Victims of Nazi atrocities included 5 millions Poles, Slavic peoples, mentally and physically disabled, clergy, and others who were persecuted for their religious beliefs or political opposition activities.

There are about 250 Holocaust survivors in the Columbus area, mostly from Russia and Eastern Europe, who later settled in the United States in search of a new home.

The late Bexley sculptor, Alfred Tibor (1920-2017), kept the personal Holocaust tragedies alive through more than 500 sculptures and pieces of artwork in the Columbus area, which are described in  his book entitled “Celebration of Life.”

Rabbi Debbie Lefton, at Wexner Heritage Village, noted, “Many of our survivors are in their 90s, and they’re the ones who bear witness.”

“Our Jewish Historical Society has taken on a huge endeavor to record the stories of our surviving community,” Lefton said.

Tibor’s widow, Susan, 90 years old, is a resident at Wexner Heritage Village.
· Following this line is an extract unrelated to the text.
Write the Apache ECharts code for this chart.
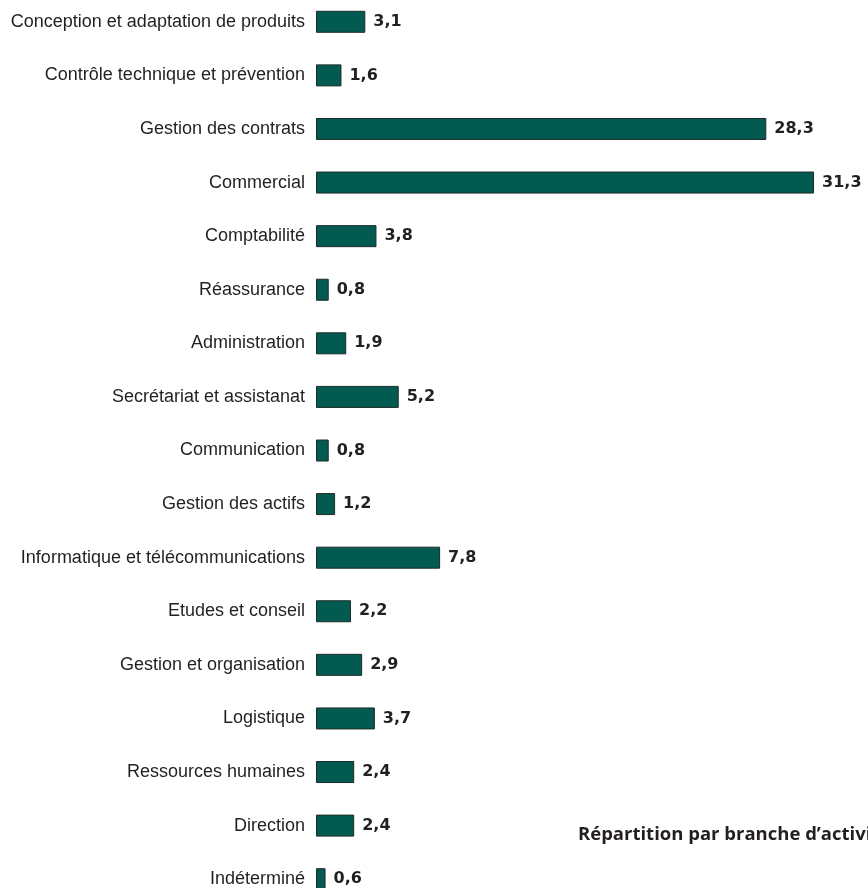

She cherishes his memory and chooses to preserve his legacy to educate young people about the horrors of the Holocaust, and the hope carried on by survivors who forged a family life in the United States and other welcoming counties.

Susan Tibor faced harrowing challenges in the ghetto of Budapest, Hungary, before meeting Alfred, a former gymnast who was not allowed to participate in the 1936 Berlin Olympics because he was Jewish.

His native Hungary was allied with Nazi Germany, and Alfred Tibor spent three years in forced labor on the Eastern Front, before being taken prisoner by Soviet troops. He changed his name from Goldstein to Tibor in honor of his brother, who died in a concentration camp.

Tibor moved from Miami to Columbus in the 1970s, and returned to sculpting, an endeavor he had begun years earlier. Through his artwork, Tibor preserves the memories of the victims and survivors of the Holocaust.